Best advice he’s been given “Be true to yourself.”

Biggest career mistake Not being able to persuade the board of Citi to make an acquisition in the payments sector.

Word he overuses “Awesome.”

How he relaxes Running, listening to music and “spending time with my ever-expanding family”.


He says his father’s career as a production manager at a pottery factory also contributed to his burgeoning interest in business. “It was quite fascinating to watch a piece of clay be turned into something physical. And that really got me interested in how things work, and also how to make things work better.”

Despite his early educational setbacks, he became the first in his family to go to university, studying at Oxford – a feat he credits in part to free tuition policies. “I’ve been enormously privileged, and a real [beneficiary] of social mobility in a way that I think is less available to people today.” After Oxford, he became a graduate trainee at a South Kensington branch of Barclays in 1983, and after 17 years at Citigroup – including in New York – rejoined Barclays in 2006.

With the drama of Barclays behind him, Jenkins has built 10x from the ground up to a company worth an estimated £600m after an £187m funding round this summer. The cash injection will help scale up the business, secure more clients in Europe and Asia, and propel its push into the US, where banks’ aging IT systems will probably need to be replaced over the next decade – marking a major opportunity for the cloud-based tech firm.

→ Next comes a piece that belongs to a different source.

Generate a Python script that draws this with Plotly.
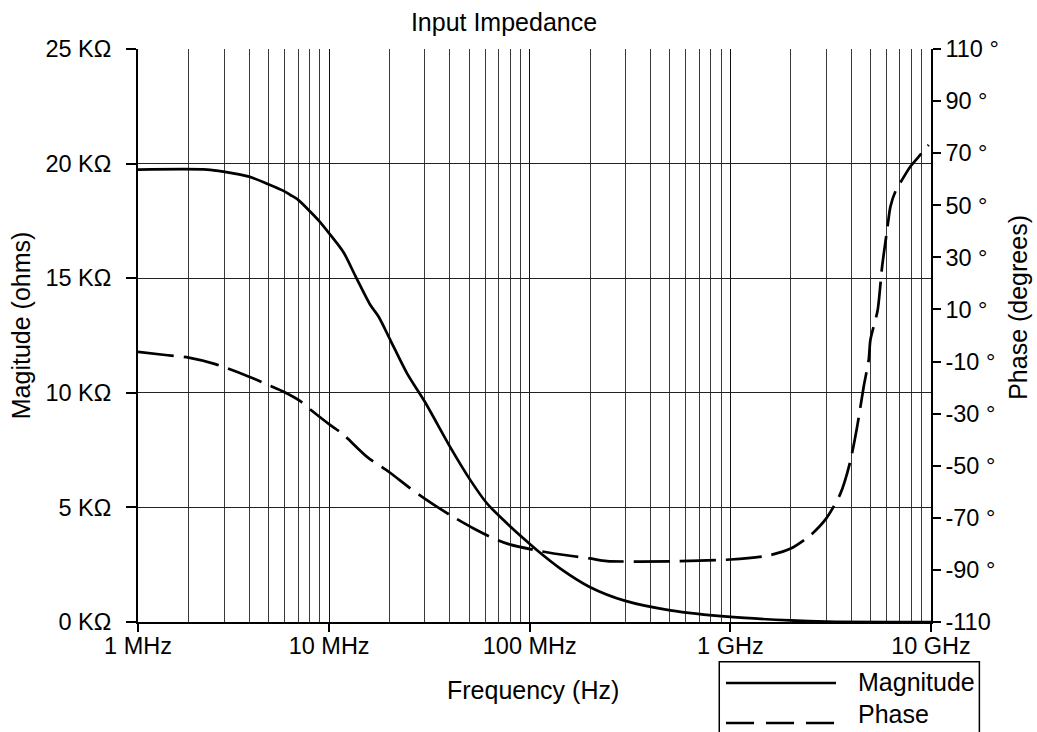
import math
import plotly.graph_objects as go

# Input impedance magnitude: frequency (MHz) vs impedance (kΩ)
mag_freq_mhz = [1.115, 2.462, 2.970, 3.988, 4.975, 5.961, 6.407, 6.941, 8.060, 8.968,
                10.14, 11.81, 13.51, 16.05, 17.65, 20.19, 24.45, 29.94, 40.20, 50.57,
                61.25, 77.09, 93.2, 108.7, 142.1, 198.9, 299.6, 502.2, 1000, 1998,
                3000, 10000]
mag_kohm = [19.74, 19.74, 19.65, 19.43, 19.1, 18.8, 18.63, 18.45, 17.90, 17.47,
            16.89, 16.12, 15.1, 13.83, 13.32, 12.30, 10.85, 9.62, 7.62, 6.19,
            5.17, 4.30, 3.64, 3.13, 2.33, 1.53, 0.92, 0.51, 0.22, 0.07,
            0.02, 0.0]

# Input impedance phase: frequency (MHz) vs phase (degrees)
phase_freq_mhz = [1.115, 1.526, 1.994, 2.709, 3.988, 4.372, 4.975, 5.933, 7.183, 8.060,
                  10.14, 11.60, 15.45, 19.89, 25.40, 29.94, 40.20, 52.52, 66.07, 80.07,
                  112.9, 131.6, 198.9, 242.8, 502.2, 1000, 1524, 1998, 2505, 3000,
                  3535, 3937, 4282, 4618, 4891, 4988, 5424, 5705, 6041, 6277,
                  6645, 7176, 7894, 8855, 9739]
phase_deg = [-6.3, -7.5, -8.5, -11.0, -15.8, -17.1, -19.0, -21.6, -25.2, -28.4,
             -34.4, -37.6, -46.6, -52.4, -58.7, -62.6, -69.0, -74.1, -77.9, -80.3,
             -82.8, -83.7, -85.6, -86.6, -86.7, -86.0, -84.6, -81.8, -76.7, -70.3,
             -60.7, -49.1, -35.1, -19.7, -9.4, -1.7, 9.8, 26.4, 40.5, 49.5,
             55.3, 59.8, 64.9, 69.4, 73.2]

# Axis extents and ticks (the frequency scale opens at its first labelled tick)
freq_start_hz = 1.115e6
freq_end_hz = 1e10
freq_ticks_hz = [freq_start_hz, 1e7, 1e8, 1e9, 1e10]
freq_tick_text = ["1 MHz", "10 MHz", "100 MHz", "1 GHz", "10 GHz"]
mag_ticks = [0, 5, 10, 15, 20, 25]
mag_tick_text = ["0 KΩ", "5 KΩ", "10 KΩ", "15 KΩ", "20 KΩ", "25 KΩ"]
phase_ticks = [-110, -90, -70, -50, -30, -10, 10, 30, 50, 70, 90, 110]
phase_tick_text = ["-110", "-90 °", "-70 °", "-50 °", "-30 °", "-10 °",
                   "10 °", "30 °", "50 °", "70 °", "90 °", "110 °"]

series_names = ["Magnitude", "Phase"]

FONT = "Liberation Sans, Arial, sans-serif"
INK = "black"

mag_freq_hz = [f * 1e6 for f in mag_freq_mhz]
phase_freq_hz = [f * 1e6 for f in phase_freq_mhz]

# minor log gridlines at 2..9 of every decade
minor_vals = [k * 10 ** d for d in range(6, 10) for k in range(2, 10)]

fig = go.Figure()
fig.add_trace(go.Scatter(
    x=mag_freq_hz, y=mag_kohm, name=series_names[0], mode="lines",
    line=dict(color=INK, width=2.7, shape="spline", smoothing=0.8),
    yaxis="y", showlegend=False,
))
fig.add_trace(go.Scatter(
    x=phase_freq_hz, y=phase_deg, name=series_names[1], mode="lines",
    line=dict(color=INK, width=2.7, dash="36px,10px", shape="spline", smoothing=0.7),
    yaxis="y2", showlegend=False,
))

fig.update_layout(
    width=1037, height=732, autosize=False,
    margin=dict(l=138, r=106, t=49, b=110),
    paper_bgcolor="white", plot_bgcolor="white",
    font=dict(family=FONT, size=23.5, color=INK),
    title=dict(text="Input Impedance", x=504 / 1037, xanchor="center",
               y=1 - 22.5 / 732, yanchor="middle", font=dict(size=25)),
    xaxis=dict(
        type="log", range=[math.log10(freq_start_hz), math.log10(freq_end_hz)],
        tickmode="array", tickvals=freq_ticks_hz, ticktext=freq_tick_text,
        ticks="outside", ticklen=8, tickwidth=2, tickcolor=INK,
        showline=True, linecolor=INK, linewidth=2,
        showgrid=True, gridcolor="#111", gridwidth=1,
        minor=dict(tickvals=minor_vals, showgrid=True, gridcolor="#3a3a3a", gridwidth=1, ticks=""),
        zeroline=False, ticklabelstandoff=-6,
    ),
    yaxis=dict(
        range=[0, 25],
        tickmode="array", tickvals=mag_ticks, ticktext=mag_tick_text,
        ticks="outside", ticklen=10, tickwidth=1.5, tickcolor=INK,
        showline=True, linecolor=INK, linewidth=2,
        showgrid=True, gridcolor="#222", gridwidth=1,
        zeroline=False, ticklabelstandoff=10,
    ),
    yaxis2=dict(
        range=[-110, 110], overlaying="y", side="right",
        tickmode="array", tickvals=phase_ticks, ticktext=phase_tick_text,
        ticks="outside", ticklen=8, tickwidth=1.5, tickcolor=INK,
        showline=True, linecolor=INK, linewidth=1.5,
        showgrid=False, zeroline=False, ticklabelstandoff=0,
    ),
    # inner halves of the phase ticks, so they cross the right axis line
    yaxis3=dict(
        range=[-110, 110], overlaying="y", side="right",
        tickmode="array", tickvals=phase_ticks[1:-1],
        ticks="inside", ticklen=7, tickwidth=1.5, tickcolor=INK,
        showticklabels=False, showline=False, showgrid=False, zeroline=False,
    ),
)

# axis titles
fig.add_annotation(text="Magitude (ohms)", xref="paper", yref="paper",
                   x=-0.1475, y=0.518, textangle=-90, showarrow=False,
                   xanchor="center", yanchor="middle", font=dict(size=25))
fig.add_annotation(text="Phase (degrees)", xref="paper", yref="paper",
                   x=1.1097, y=0.55, textangle=-90, showarrow=False,
                   xanchor="center", yanchor="middle", font=dict(size=25))
fig.add_annotation(text="Frequency (Hz)", xref="paper", yref="paper",
                   x=0.498, y=-0.1187, showarrow=False,
                   xanchor="center", yanchor="middle", font=dict(size=25))

# legend box with long line samples
fig.add_shape(type="rect", xref="paper", yref="paper",
              x0=0.733, x1=1.061, y0=-0.0693, y1=-0.30,
              line=dict(color=INK, width=1.5), fillcolor="white", layer="above")
fig.add_shape(type="line", xref="paper", yref="paper",
              x0=0.7415, x1=0.8802, y0=-0.1065, y1=-0.1065,
              line=dict(color=INK, width=2.5), layer="above")
fig.add_shape(type="line", xref="paper", yref="paper",
              x0=0.7415, x1=0.8802, y0=-0.1763, y1=-0.1763,
              line=dict(color=INK, width=2.5, dash="28px,12px"), layer="above")
fig.add_annotation(text=series_names[0], xref="paper", yref="paper",
                   x=0.905, y=-0.105, xanchor="left", yanchor="middle",
                   showarrow=False, font=dict(size=25))
fig.add_annotation(text=series_names[1], xref="paper", yref="paper",
                   x=0.905, y=-0.1606, xanchor="left", yanchor="middle",
                   showarrow=False, font=dict(size=25))

fig.write_html("out.html")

“Half the time, I genuinely can’t believe that I’ve done all the things that I’ve done. And I think back my early childhood, when I really struggled even just to read and write,” he says. He says he is the first to admit he had help, but still takes credit for his motivation and drive – characteristics he says he now recruits for “over raw talent.”

“But I have to feel incredibly fortunate to have been able to do the things that I’ve done. They’re intellectually fascinating. They’re very challenging. You learn a lot, you get to work with great people, and hopefully make a difference.”

This article was amended on 18 January 2022 to note that 10x Future Technologies is now known as 10x Banking.